## begin Data extract
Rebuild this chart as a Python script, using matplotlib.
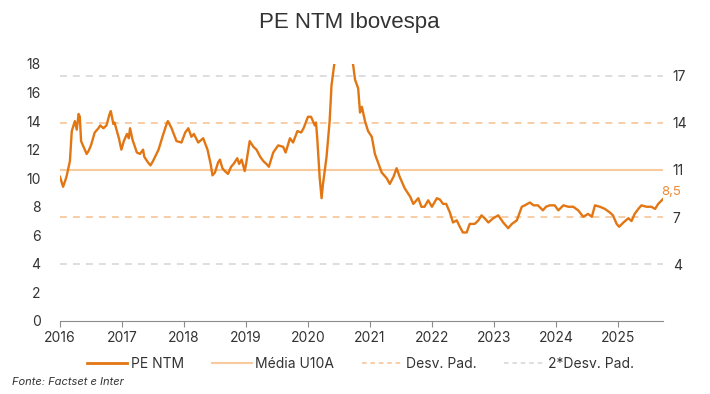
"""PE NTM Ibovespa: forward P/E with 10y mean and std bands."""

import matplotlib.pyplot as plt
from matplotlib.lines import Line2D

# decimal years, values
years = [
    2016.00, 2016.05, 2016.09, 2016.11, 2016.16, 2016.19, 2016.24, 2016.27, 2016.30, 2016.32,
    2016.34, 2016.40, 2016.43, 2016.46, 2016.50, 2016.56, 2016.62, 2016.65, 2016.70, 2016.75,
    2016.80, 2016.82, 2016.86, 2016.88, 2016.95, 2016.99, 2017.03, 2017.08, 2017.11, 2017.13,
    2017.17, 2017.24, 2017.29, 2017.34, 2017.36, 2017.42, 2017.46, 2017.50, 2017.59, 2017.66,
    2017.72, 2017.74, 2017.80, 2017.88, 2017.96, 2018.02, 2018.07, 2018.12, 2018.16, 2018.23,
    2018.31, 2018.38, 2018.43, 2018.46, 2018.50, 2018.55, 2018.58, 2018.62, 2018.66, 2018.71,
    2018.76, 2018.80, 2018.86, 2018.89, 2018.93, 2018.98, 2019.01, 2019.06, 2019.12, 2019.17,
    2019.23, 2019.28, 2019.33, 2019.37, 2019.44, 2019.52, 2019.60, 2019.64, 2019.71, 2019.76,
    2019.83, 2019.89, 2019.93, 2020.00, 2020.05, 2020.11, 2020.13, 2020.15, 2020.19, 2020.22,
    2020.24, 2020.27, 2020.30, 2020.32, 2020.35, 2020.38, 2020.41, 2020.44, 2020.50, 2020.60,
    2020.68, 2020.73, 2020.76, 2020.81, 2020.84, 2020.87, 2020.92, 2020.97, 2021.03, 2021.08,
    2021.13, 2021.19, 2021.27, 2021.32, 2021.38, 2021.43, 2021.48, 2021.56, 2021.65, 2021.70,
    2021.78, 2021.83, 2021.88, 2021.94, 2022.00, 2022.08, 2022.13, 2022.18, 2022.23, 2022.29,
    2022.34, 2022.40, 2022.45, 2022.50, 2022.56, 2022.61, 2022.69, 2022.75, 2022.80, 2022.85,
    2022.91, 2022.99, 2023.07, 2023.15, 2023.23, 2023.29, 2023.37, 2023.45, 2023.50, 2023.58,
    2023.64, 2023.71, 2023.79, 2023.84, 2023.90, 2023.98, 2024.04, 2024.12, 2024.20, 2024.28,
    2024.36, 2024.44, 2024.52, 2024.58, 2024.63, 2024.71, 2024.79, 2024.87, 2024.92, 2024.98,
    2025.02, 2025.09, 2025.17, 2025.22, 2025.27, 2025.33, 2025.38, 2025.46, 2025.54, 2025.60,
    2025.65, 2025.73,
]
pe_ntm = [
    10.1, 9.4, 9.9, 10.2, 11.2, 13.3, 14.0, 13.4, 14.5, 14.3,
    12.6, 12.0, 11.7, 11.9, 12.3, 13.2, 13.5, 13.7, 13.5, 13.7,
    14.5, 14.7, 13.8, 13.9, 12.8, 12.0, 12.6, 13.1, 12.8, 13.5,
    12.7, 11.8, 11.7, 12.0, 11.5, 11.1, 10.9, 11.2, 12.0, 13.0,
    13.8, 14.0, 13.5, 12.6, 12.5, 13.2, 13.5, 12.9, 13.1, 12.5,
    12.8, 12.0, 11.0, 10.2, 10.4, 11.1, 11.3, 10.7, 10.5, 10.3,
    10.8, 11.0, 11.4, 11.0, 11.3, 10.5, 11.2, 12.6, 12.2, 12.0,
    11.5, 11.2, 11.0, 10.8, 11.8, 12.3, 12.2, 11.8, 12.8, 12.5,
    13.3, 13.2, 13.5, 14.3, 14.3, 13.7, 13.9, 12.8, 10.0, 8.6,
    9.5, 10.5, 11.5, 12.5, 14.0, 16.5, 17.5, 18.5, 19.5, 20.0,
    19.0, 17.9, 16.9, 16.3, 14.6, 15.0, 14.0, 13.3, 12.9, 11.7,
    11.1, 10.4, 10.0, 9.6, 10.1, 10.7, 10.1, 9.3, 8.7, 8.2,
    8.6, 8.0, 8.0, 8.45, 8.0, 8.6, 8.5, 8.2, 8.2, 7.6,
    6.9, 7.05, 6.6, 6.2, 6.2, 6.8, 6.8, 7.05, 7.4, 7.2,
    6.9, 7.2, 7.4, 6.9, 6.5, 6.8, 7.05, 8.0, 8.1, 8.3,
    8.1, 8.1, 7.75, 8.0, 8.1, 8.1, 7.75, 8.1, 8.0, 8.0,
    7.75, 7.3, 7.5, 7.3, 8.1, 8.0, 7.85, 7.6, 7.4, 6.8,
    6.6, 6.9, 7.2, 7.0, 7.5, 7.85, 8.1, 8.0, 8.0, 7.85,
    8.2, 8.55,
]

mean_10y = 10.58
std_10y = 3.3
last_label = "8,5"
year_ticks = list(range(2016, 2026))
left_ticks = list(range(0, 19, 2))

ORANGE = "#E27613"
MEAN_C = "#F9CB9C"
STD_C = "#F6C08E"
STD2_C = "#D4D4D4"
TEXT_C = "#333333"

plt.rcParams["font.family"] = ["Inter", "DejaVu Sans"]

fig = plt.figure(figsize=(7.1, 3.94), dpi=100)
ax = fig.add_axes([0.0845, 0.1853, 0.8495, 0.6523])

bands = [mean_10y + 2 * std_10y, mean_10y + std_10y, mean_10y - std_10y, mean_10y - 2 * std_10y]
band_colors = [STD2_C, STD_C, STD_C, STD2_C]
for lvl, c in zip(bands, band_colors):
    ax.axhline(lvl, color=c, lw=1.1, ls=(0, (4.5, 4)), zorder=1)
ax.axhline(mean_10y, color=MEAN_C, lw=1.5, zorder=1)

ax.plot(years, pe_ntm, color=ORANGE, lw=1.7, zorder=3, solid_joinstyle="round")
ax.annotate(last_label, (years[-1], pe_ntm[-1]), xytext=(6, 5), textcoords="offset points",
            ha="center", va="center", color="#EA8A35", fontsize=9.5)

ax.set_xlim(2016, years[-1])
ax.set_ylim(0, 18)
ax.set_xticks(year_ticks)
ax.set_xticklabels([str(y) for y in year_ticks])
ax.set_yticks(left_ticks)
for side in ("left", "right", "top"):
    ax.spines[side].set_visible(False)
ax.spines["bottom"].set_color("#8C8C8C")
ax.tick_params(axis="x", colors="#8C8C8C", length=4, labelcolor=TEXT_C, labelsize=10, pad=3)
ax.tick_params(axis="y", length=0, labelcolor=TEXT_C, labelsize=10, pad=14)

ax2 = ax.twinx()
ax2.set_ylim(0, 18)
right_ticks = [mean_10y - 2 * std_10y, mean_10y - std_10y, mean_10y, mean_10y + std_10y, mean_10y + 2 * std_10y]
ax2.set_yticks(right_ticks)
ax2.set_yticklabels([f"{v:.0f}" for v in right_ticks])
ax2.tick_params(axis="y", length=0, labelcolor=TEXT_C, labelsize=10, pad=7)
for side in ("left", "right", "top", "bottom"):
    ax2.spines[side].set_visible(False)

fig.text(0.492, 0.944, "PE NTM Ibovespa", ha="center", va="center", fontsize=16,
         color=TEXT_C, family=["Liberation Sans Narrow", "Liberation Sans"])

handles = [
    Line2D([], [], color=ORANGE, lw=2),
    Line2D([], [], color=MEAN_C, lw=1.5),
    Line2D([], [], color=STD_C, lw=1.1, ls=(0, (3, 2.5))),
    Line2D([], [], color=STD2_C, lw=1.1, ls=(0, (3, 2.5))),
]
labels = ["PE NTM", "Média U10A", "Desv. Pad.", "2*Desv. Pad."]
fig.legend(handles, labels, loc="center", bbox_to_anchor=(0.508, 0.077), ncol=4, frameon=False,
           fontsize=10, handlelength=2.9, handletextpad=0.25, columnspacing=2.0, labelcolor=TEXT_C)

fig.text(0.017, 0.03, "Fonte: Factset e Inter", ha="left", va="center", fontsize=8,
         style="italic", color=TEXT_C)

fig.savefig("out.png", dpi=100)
## end Data extract
What the exercise asks> Skip the pictures and restate exactly the lines from the beginning of the listing to the line with "from matplotlib.lines import Line2D", that line included.

Written solution>
Rebuild this chart as a Python script, using matplotlib.
"""PE NTM Ibovespa: forward P/E with 10y mean and std bands."""

import matplotlib.pyplot as plt
from matplotlib.lines import Line2D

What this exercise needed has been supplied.